▶ [Collected material]
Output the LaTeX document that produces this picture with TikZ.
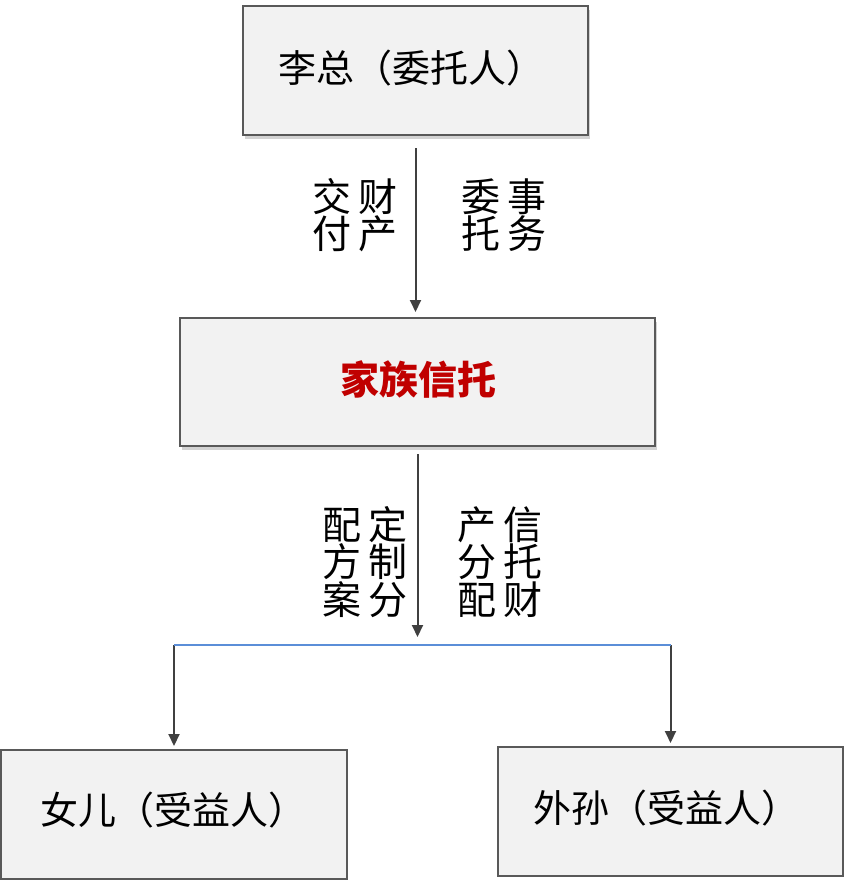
\documentclass[tikz,border=0pt]{standalone}
\usepackage{fontspec}
\setmainfont{Noto Sans CJK SC}
\usetikzlibrary{arrows.meta,shadows}

\definecolor{boxfill}{HTML}{F2F2F2}
\definecolor{boxline}{HTML}{595959}
\definecolor{arrowgray}{HTML}{404040}
\definecolor{splitblue}{HTML}{5B8ED8}
\definecolor{trustred}{HTML}{C00000}

\begin{document}
\begin{tikzpicture}[x=1pt, y=-1pt, line join=miter]
  \def\gap{\hspace{7pt}}   % 标签字距

  \tikzset{
    pbox/.style={draw=boxline, fill=boxfill, line width=2pt, inner sep=0pt},
    shbox/.style={pbox, drop shadow={opacity=0.35, shadow xshift=2pt, shadow yshift=-4pt}},
    txt/.style={inner sep=0pt, font=\fontsize{38}{40}\selectfont},
    lab/.style={inner sep=0pt, align=center, font=\fontsize{39}{37.5}\selectfont},
    conn/.style={draw=arrowgray, line width=2pt, -{Triangle[width=11pt,length=12pt]}}
  }

  \useasboundingbox (0,0) rectangle (845,882);

  % 方框
  \node[shbox, minimum width=345pt, minimum height=129pt] (lz) at (415.5,71) {};
  \node[shbox, minimum width=475pt, minimum height=128pt] (xt) at (417.5,382) {};
  \node[pbox, minimum width=346pt, minimum height=129pt] (ne) at (174,814.5) {};
  \node[pbox, minimum width=345pt, minimum height=129pt] (ws) at (670.5,811.5) {};

  % 框内文字
  \node[txt] (lzt) at (411,68) {李总（委托人）};
  \node[txt, font=\fontsize{39}{40}\selectfont\bfseries, text=trustred] (xtt) at (418,379) {家族信托};
  \node[txt] (net) at (173,810) {女儿（受益人）};
  \node[txt] (wst) at (666,808) {外孙（受益人）};

  % 分叉点
  \coordinate (fz) at (xt.south |- 0,645);
  \coordinate (fl) at (ne.north |- fz);
  \coordinate (fr) at (ws.north |- fz);

  % 连线
  \draw[conn, shorten <=12pt, shorten >=5pt] (lz.south) -- (lz.south |- xt.north);
  \draw[conn, shorten <=7pt, shorten >=8pt] (xt.south) -- (fz);
  \draw[conn, shorten >=3pt] (fl) -- (ne.north);
  \draw[conn, shorten >=3pt] (fr) -- (ws.north);
  \draw[splitblue, line width=2pt] (fl) -- (fr);

  % 连线旁的标签
  \node[lab] (jf) at (355,215) {交\gap 财\\付\gap 产};
  \node[lab] (wt) at (504,215) {委\gap 事\\托\gap 务};
  \node[lab] (dz) at (365,562) {配\gap 定\\方\gap 制\\案\gap 分};
  \node[lab] (cf) at (500,562) {产\gap 信\\分\gap 托\\配\gap 财};
\end{tikzpicture}
\end{document}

▶ [Task instructions] Please extract exactly the lines of the data, from the first through the line containing "(0,0) rectangle (845,882);", and add no pictures to the copy.

▶ [Result of the task]
Output the LaTeX document that produces this picture with TikZ.
\documentclass[tikz,border=0pt]{standalone}
\usepackage{fontspec}
\setmainfont{Noto Sans CJK SC}
\usetikzlibrary{arrows.meta,shadows}

\definecolor{boxfill}{HTML}{F2F2F2}
\definecolor{boxline}{HTML}{595959}
\definecolor{arrowgray}{HTML}{404040}
\definecolor{splitblue}{HTML}{5B8ED8}
\definecolor{trustred}{HTML}{C00000}

\begin{document}
\begin{tikzpicture}[x=1pt, y=-1pt, line join=miter]
  \def\gap{\hspace{7pt}}   % 标签字距

  \tikzset{
    pbox/.style={draw=boxline, fill=boxfill, line width=2pt, inner sep=0pt},
    shbox/.style={pbox, drop shadow={opacity=0.35, shadow xshift=2pt, shadow yshift=-4pt}},
    txt/.style={inner sep=0pt, font=\fontsize{38}{40}\selectfont},
    lab/.style={inner sep=0pt, align=center, font=\fontsize{39}{37.5}\selectfont},
    conn/.style={draw=arrowgray, line width=2pt, -{Triangle[width=11pt,length=12pt]}}
  }

  \useasboundingbox (0,0) rectangle (845,882);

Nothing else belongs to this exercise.